### DIRECTIONS
Return each line of the listing below, unchanged, and omit the images.

### ROWS

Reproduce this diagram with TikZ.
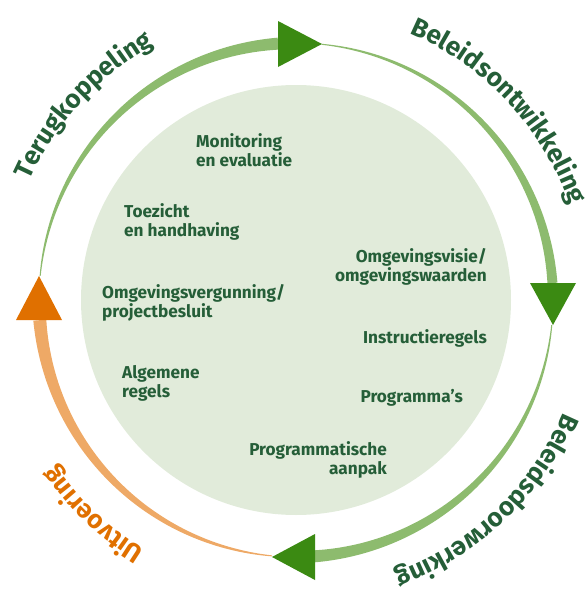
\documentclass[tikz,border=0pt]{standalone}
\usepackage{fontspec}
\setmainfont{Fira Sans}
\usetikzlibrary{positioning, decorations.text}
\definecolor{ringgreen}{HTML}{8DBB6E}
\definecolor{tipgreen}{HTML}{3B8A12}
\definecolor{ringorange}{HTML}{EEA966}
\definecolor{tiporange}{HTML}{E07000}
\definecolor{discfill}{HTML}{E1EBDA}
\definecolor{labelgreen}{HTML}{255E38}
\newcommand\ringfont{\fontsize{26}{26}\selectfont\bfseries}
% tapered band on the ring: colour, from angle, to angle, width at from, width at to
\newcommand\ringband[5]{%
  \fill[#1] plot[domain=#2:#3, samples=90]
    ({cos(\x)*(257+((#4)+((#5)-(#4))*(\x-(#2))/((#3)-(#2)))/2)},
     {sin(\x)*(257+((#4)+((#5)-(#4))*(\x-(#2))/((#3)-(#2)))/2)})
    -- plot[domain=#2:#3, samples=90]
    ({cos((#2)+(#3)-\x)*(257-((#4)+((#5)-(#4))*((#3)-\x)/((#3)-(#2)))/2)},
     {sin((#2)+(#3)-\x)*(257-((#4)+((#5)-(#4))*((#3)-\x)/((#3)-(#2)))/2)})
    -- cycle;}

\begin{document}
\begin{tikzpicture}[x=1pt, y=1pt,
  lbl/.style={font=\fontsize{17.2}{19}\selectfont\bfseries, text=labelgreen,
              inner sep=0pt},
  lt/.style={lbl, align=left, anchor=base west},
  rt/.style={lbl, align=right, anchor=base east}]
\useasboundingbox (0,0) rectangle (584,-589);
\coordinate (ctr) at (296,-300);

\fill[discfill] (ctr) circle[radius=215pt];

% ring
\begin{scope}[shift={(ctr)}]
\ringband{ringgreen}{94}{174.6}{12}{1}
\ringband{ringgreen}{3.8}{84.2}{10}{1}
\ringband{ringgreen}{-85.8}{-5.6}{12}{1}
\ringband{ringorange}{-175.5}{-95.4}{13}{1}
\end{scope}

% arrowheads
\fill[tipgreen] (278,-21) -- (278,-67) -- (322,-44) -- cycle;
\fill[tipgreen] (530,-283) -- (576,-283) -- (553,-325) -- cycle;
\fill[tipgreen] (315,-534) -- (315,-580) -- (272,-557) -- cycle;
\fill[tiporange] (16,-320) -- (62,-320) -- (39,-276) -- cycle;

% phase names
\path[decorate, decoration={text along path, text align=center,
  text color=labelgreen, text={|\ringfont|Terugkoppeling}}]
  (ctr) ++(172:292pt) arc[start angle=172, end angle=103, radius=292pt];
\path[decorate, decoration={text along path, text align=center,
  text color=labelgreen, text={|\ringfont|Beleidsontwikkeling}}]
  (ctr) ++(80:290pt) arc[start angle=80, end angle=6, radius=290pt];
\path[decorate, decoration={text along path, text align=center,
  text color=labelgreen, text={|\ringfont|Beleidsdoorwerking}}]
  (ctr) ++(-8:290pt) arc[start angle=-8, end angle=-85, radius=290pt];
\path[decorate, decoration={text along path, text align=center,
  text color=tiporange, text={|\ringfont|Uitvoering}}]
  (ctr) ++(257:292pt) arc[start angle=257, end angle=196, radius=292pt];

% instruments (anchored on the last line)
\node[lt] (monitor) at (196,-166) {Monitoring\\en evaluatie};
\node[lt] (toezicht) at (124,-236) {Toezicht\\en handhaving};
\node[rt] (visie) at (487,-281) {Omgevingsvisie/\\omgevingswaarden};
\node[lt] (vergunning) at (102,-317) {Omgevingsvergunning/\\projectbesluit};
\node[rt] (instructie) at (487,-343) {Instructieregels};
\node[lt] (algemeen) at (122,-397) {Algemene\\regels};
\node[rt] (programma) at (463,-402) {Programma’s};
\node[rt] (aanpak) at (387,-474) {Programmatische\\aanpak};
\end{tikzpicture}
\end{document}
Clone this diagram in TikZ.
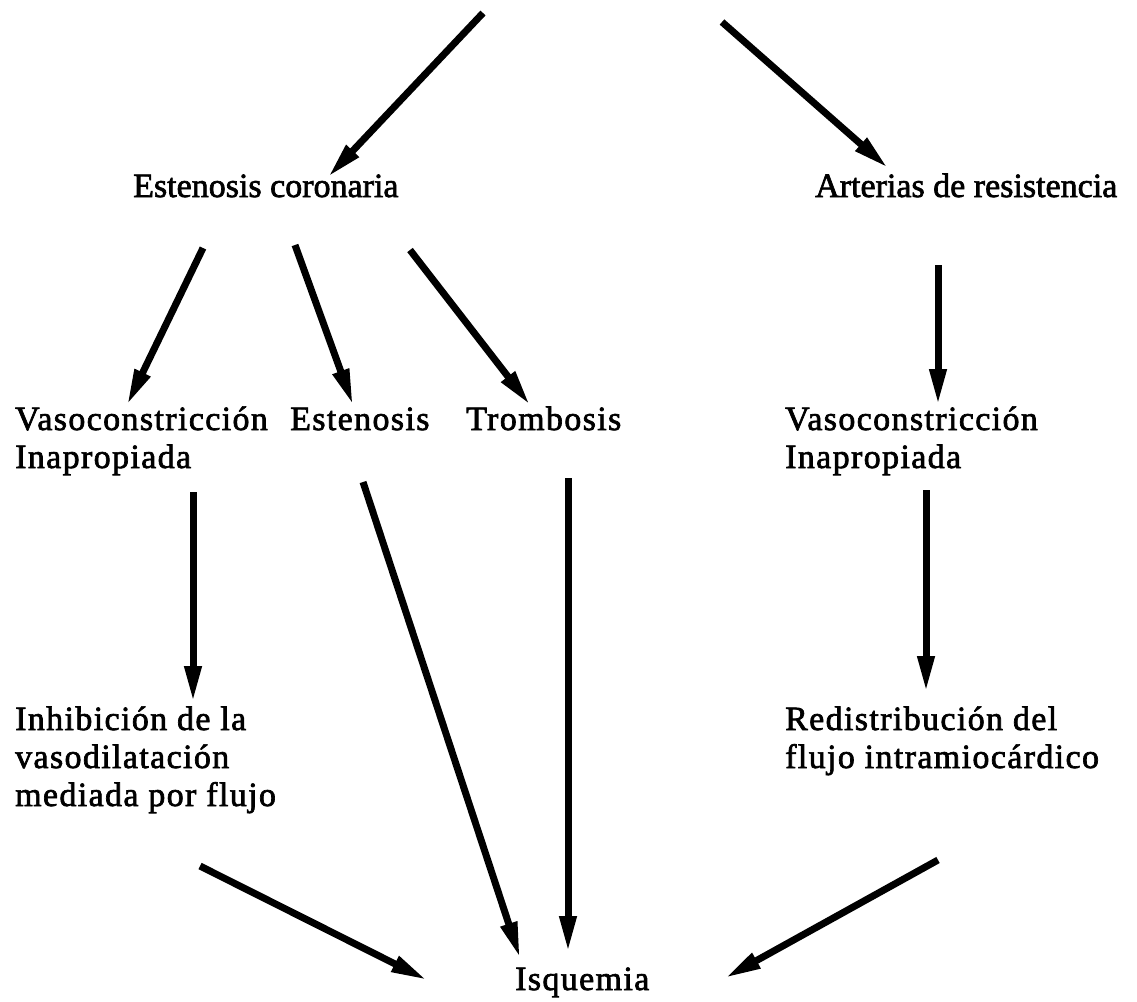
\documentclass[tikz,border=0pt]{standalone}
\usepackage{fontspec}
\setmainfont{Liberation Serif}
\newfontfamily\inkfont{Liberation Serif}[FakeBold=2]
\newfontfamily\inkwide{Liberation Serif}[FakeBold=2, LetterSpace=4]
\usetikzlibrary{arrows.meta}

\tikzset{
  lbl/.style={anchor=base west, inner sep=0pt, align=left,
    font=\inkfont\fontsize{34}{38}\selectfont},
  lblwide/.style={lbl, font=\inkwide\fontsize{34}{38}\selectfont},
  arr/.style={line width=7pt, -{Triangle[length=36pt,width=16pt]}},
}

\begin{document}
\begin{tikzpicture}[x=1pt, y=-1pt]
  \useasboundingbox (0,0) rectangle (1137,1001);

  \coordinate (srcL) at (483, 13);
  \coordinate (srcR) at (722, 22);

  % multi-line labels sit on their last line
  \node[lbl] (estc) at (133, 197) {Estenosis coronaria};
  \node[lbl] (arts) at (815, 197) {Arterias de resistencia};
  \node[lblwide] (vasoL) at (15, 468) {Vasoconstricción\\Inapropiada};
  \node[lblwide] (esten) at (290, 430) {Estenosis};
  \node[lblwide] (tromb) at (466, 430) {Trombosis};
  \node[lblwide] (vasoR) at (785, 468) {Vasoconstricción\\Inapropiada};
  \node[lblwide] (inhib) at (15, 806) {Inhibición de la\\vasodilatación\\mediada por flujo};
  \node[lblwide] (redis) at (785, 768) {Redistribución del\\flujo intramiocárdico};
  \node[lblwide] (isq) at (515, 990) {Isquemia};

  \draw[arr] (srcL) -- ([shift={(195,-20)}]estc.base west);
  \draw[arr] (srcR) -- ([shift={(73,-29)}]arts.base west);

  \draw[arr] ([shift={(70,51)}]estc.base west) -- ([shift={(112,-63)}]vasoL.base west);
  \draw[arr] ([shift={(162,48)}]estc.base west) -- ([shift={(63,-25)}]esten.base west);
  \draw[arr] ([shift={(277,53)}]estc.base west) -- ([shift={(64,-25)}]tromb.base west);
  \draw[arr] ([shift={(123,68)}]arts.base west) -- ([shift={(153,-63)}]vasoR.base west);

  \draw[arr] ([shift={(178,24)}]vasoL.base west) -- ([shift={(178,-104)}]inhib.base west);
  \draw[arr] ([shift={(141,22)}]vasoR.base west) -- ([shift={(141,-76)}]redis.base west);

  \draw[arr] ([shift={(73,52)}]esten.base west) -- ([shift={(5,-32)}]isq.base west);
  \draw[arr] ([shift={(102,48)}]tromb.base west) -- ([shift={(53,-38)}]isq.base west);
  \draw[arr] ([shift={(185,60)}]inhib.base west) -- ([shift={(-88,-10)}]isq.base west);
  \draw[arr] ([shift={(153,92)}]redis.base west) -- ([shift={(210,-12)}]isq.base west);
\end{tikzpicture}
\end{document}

### SOLUTION
Reproduce this diagram with TikZ.
\documentclass[tikz,border=0pt]{standalone}
\usepackage{fontspec}
\setmainfont{Fira Sans}
\usetikzlibrary{positioning, decorations.text}
\definecolor{ringgreen}{HTML}{8DBB6E}
\definecolor{tipgreen}{HTML}{3B8A12}
\definecolor{ringorange}{HTML}{EEA966}
\definecolor{tiporange}{HTML}{E07000}
\definecolor{discfill}{HTML}{E1EBDA}
\definecolor{labelgreen}{HTML}{255E38}
\newcommand\ringfont{\fontsize{26}{26}\selectfont\bfseries}
% tapered band on the ring: colour, from angle, to angle, width at from, width at to
\newcommand\ringband[5]{%
  \fill[#1] plot[domain=#2:#3, samples=90]
    ({cos(\x)*(257+((#4)+((#5)-(#4))*(\x-(#2))/((#3)-(#2)))/2)},
     {sin(\x)*(257+((#4)+((#5)-(#4))*(\x-(#2))/((#3)-(#2)))/2)})
    -- plot[domain=#2:#3, samples=90]
    ({cos((#2)+(#3)-\x)*(257-((#4)+((#5)-(#4))*((#3)-\x)/((#3)-(#2)))/2)},
     {sin((#2)+(#3)-\x)*(257-((#4)+((#5)-(#4))*((#3)-\x)/((#3)-(#2)))/2)})
    -- cycle;}

\begin{document}
\begin{tikzpicture}[x=1pt, y=1pt,
  lbl/.style={font=\fontsize{17.2}{19}\selectfont\bfseries, text=labelgreen,
              inner sep=0pt},
  lt/.style={lbl, align=left, anchor=base west},
  rt/.style={lbl, align=right, anchor=base east}]
\useasboundingbox (0,0) rectangle (584,-589);
\coordinate (ctr) at (296,-300);

\fill[discfill] (ctr) circle[radius=215pt];

% ring
\begin{scope}[shift={(ctr)}]
\ringband{ringgreen}{94}{174.6}{12}{1}
\ringband{ringgreen}{3.8}{84.2}{10}{1}
\ringband{ringgreen}{-85.8}{-5.6}{12}{1}
\ringband{ringorange}{-175.5}{-95.4}{13}{1}
\end{scope}

% arrowheads
\fill[tipgreen] (278,-21) -- (278,-67) -- (322,-44) -- cycle;
\fill[tipgreen] (530,-283) -- (576,-283) -- (553,-325) -- cycle;
\fill[tipgreen] (315,-534) -- (315,-580) -- (272,-557) -- cycle;
\fill[tiporange] (16,-320) -- (62,-320) -- (39,-276) -- cycle;

% phase names
\path[decorate, decoration={text along path, text align=center,
  text color=labelgreen, text={|\ringfont|Terugkoppeling}}]
  (ctr) ++(172:292pt) arc[start angle=172, end angle=103, radius=292pt];
\path[decorate, decoration={text along path, text align=center,
  text color=labelgreen, text={|\ringfont|Beleidsontwikkeling}}]
  (ctr) ++(80:290pt) arc[start angle=80, end angle=6, radius=290pt];
\path[decorate, decoration={text along path, text align=center,
  text color=labelgreen, text={|\ringfont|Beleidsdoorwerking}}]
  (ctr) ++(-8:290pt) arc[start angle=-8, end angle=-85, radius=290pt];
\path[decorate, decoration={text along path, text align=center,
  text color=tiporange, text={|\ringfont|Uitvoering}}]
  (ctr) ++(257:292pt) arc[start angle=257, end angle=196, radius=292pt];

% instruments (anchored on the last line)
\node[lt] (monitor) at (196,-166) {Monitoring\\en evaluatie};
\node[lt] (toezicht) at (124,-236) {Toezicht\\en handhaving};
\node[rt] (visie) at (487,-281) {Omgevingsvisie/\\omgevingswaarden};
\node[lt] (vergunning) at (102,-317) {Omgevingsvergunning/\\projectbesluit};
\node[rt] (instructie) at (487,-343) {Instructieregels};
\node[lt] (algemeen) at (122,-397) {Algemene\\regels};
\node[rt] (programma) at (463,-402) {Programma’s};
\node[rt] (aanpak) at (387,-474) {Programmatische\\aanpak};
\end{tikzpicture}
\end{document}
Clone this diagram in TikZ.
\documentclass[tikz,border=0pt]{standalone}
\usepackage{fontspec}
\setmainfont{Liberation Serif}
\newfontfamily\inkfont{Liberation Serif}[FakeBold=2]
\newfontfamily\inkwide{Liberation Serif}[FakeBold=2, LetterSpace=4]
\usetikzlibrary{arrows.meta}

\tikzset{
  lbl/.style={anchor=base west, inner sep=0pt, align=left,
    font=\inkfont\fontsize{34}{38}\selectfont},
  lblwide/.style={lbl, font=\inkwide\fontsize{34}{38}\selectfont},
  arr/.style={line width=7pt, -{Triangle[length=36pt,width=16pt]}},
}

\begin{document}
\begin{tikzpicture}[x=1pt, y=-1pt]
  \useasboundingbox (0,0) rectangle (1137,1001);

  \coordinate (srcL) at (483, 13);
  \coordinate (srcR) at (722, 22);

  % multi-line labels sit on their last line
  \node[lbl] (estc) at (133, 197) {Estenosis coronaria};
  \node[lbl] (arts) at (815, 197) {Arterias de resistencia};
  \node[lblwide] (vasoL) at (15, 468) {Vasoconstricción\\Inapropiada};
  \node[lblwide] (esten) at (290, 430) {Estenosis};
  \node[lblwide] (tromb) at (466, 430) {Trombosis};
  \node[lblwide] (vasoR) at (785, 468) {Vasoconstricción\\Inapropiada};
  \node[lblwide] (inhib) at (15, 806) {Inhibición de la\\vasodilatación\\mediada por flujo};
  \node[lblwide] (redis) at (785, 768) {Redistribución del\\flujo intramiocárdico};
  \node[lblwide] (isq) at (515, 990) {Isquemia};

  \draw[arr] (srcL) -- ([shift={(195,-20)}]estc.base west);
  \draw[arr] (srcR) -- ([shift={(73,-29)}]arts.base west);

  \draw[arr] ([shift={(70,51)}]estc.base west) -- ([shift={(112,-63)}]vasoL.base west);
  \draw[arr] ([shift={(162,48)}]estc.base west) -- ([shift={(63,-25)}]esten.base west);
  \draw[arr] ([shift={(277,53)}]estc.base west) -- ([shift={(64,-25)}]tromb.base west);
  \draw[arr] ([shift={(123,68)}]arts.base west) -- ([shift={(153,-63)}]vasoR.base west);

  \draw[arr] ([shift={(178,24)}]vasoL.base west) -- ([shift={(178,-104)}]inhib.base west);
  \draw[arr] ([shift={(141,22)}]vasoR.base west) -- ([shift={(141,-76)}]redis.base west);

  \draw[arr] ([shift={(73,52)}]esten.base west) -- ([shift={(5,-32)}]isq.base west);
  \draw[arr] ([shift={(102,48)}]tromb.base west) -- ([shift={(53,-38)}]isq.base west);
  \draw[arr] ([shift={(185,60)}]inhib.base west) -- ([shift={(-88,-10)}]isq.base west);
  \draw[arr] ([shift={(153,92)}]redis.base west) -- ([shift={(210,-12)}]isq.base west);
\end{tikzpicture}
\end{document}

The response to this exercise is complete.